Top Management Team Expansion Study: A New Approach Based on the Team Life Cycle
DOI:
https://doi.org/10.56028/ijbm.1.5.12.2023Keywords:
Top management teams, Demographic characteristics, Recessive characteristics, Team life cycle Businesses operate in an increasingly complicated and dynamic external environment in the setting of economic globalization. Businesses are finding it increasingly challenging to manage complicated and unpredictable settings with the knowledge and expertise of a single leader due to the growing competition in the global market. The development of enterprises is led by the Top Management Team (TMT), which is made up of management elites from various departments and fields of enterprises. This has gradually drawn the attention of enterprises and also sparked a boom in academic research on top management teams. This study presents a novel viewpoint on the team life cycle to create an initial debate on the analytical framework of future TMT research, based on a survey of the existing domestic and international TMT research.Abstract
The top management team occupies the position at the top of the organizational management hierarchy, is charged with making strategic decisions, and is crucial to the success of the entire business.
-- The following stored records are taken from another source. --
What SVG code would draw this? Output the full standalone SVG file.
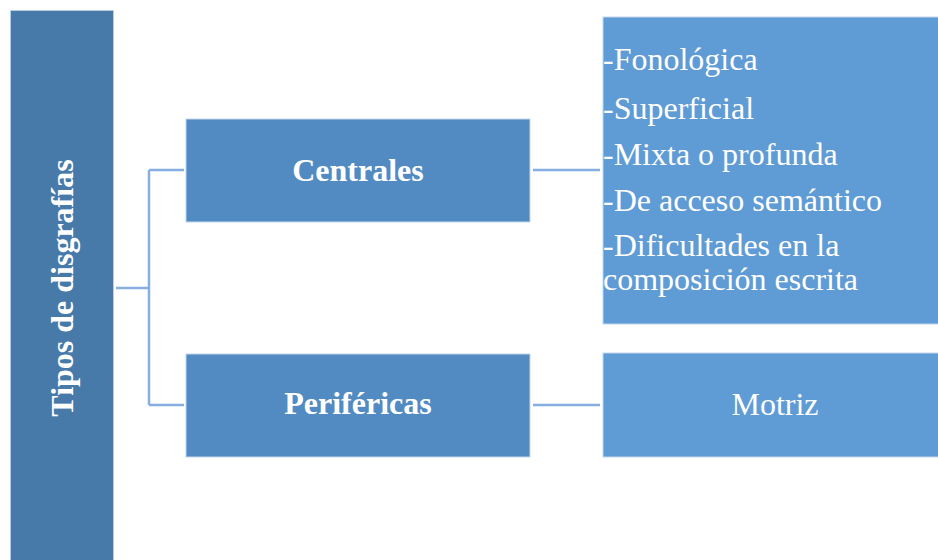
<svg xmlns="http://www.w3.org/2000/svg" width="938" height="560" viewBox="0 0 938 560">
<style>
.bar{fill:#4779a9;stroke:#b9cde6;stroke-width:1}
.mid{fill:#528bc1;stroke:#c3d6ee;stroke-width:1}
.rt{fill:#5f9bd5;stroke:#c3d6ee;stroke-width:1}
.con{fill:none;stroke:#86aee0;stroke-width:2.5}
.b{font-family:"Liberation Serif","Times New Roman",serif;font-weight:bold;font-size:32px;fill:#ffffff}
.r{font-family:"Liberation Serif","Times New Roman",serif;font-size:32px;fill:#ffffff}
</style>
<rect width="938" height="560" fill="#ffffff"/>
<g id="connectors">
<path class="con" d="M116 288H149M149 170V405M149 170H184M149 405H184"/>
<path class="con" d="M533 170H600M533 405H600"/>
</g>
<g id="tipos">
<rect class="bar" x="10.5" y="10.5" width="103" height="552"/>
<text class="b" transform="translate(73,288) rotate(-90)" text-anchor="middle">Tipos de disgrafías</text>
</g>
<g id="centrales">
<rect class="mid" x="186" y="119" width="344" height="103"/>
<text class="b" x="358" y="181" text-anchor="middle">Centrales</text>
</g>
<g id="perifericas">
<rect class="mid" x="186" y="354" width="344" height="103"/>
<text class="b" x="358" y="414" text-anchor="middle">Periféricas</text>
</g>
<g id="lista">
<rect class="rt" x="603" y="17" width="344" height="307"/>
<text class="r" x="603" y="70">-Fonológica</text>
<text class="r" x="603" y="119">-Superficial</text>
<text class="r" x="603" y="165">-Mixta o profunda</text>
<text class="r" x="603" y="211">-De acceso semántico</text>
<text class="r" x="603" y="256">-Dificultades en la</text>
<text class="r" x="603" y="290">composición escrita</text>
</g>
<g id="motriz">
<rect class="rt" x="603" y="353" width="344" height="104"/>
<text class="r" x="775" y="415" text-anchor="middle">Motriz</text>
</g>
</svg>
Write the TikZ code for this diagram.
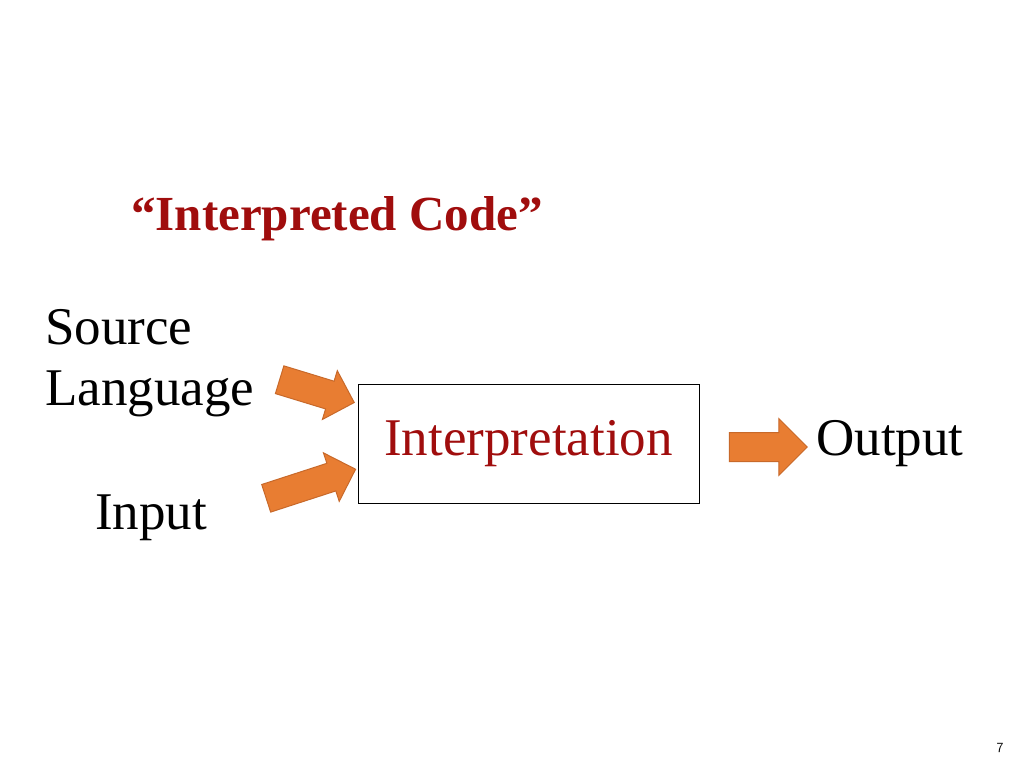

The study of top management teams has increased dramatically since the publication of the upper echelons theory. The research findings on the relationship between demographic characteristics and their differences and corporate performance, however, lack stability. This is true whether discussing the relationship between the characteristics of the top management team and organizational performance from the perspective of the team's demographic characteristics and their differences or concentrating on the top management team's interaction process to study the mediating role of team process variables between the team's demographic characteristics and strategic decisions and corporate performance. This paper explores a unique research path for the study of top management teams by reviewing the research lineage of these teams, analyzing the shortcomings of previous studies, and proposing a new line of inquiry based on the team life cycle viewpoint.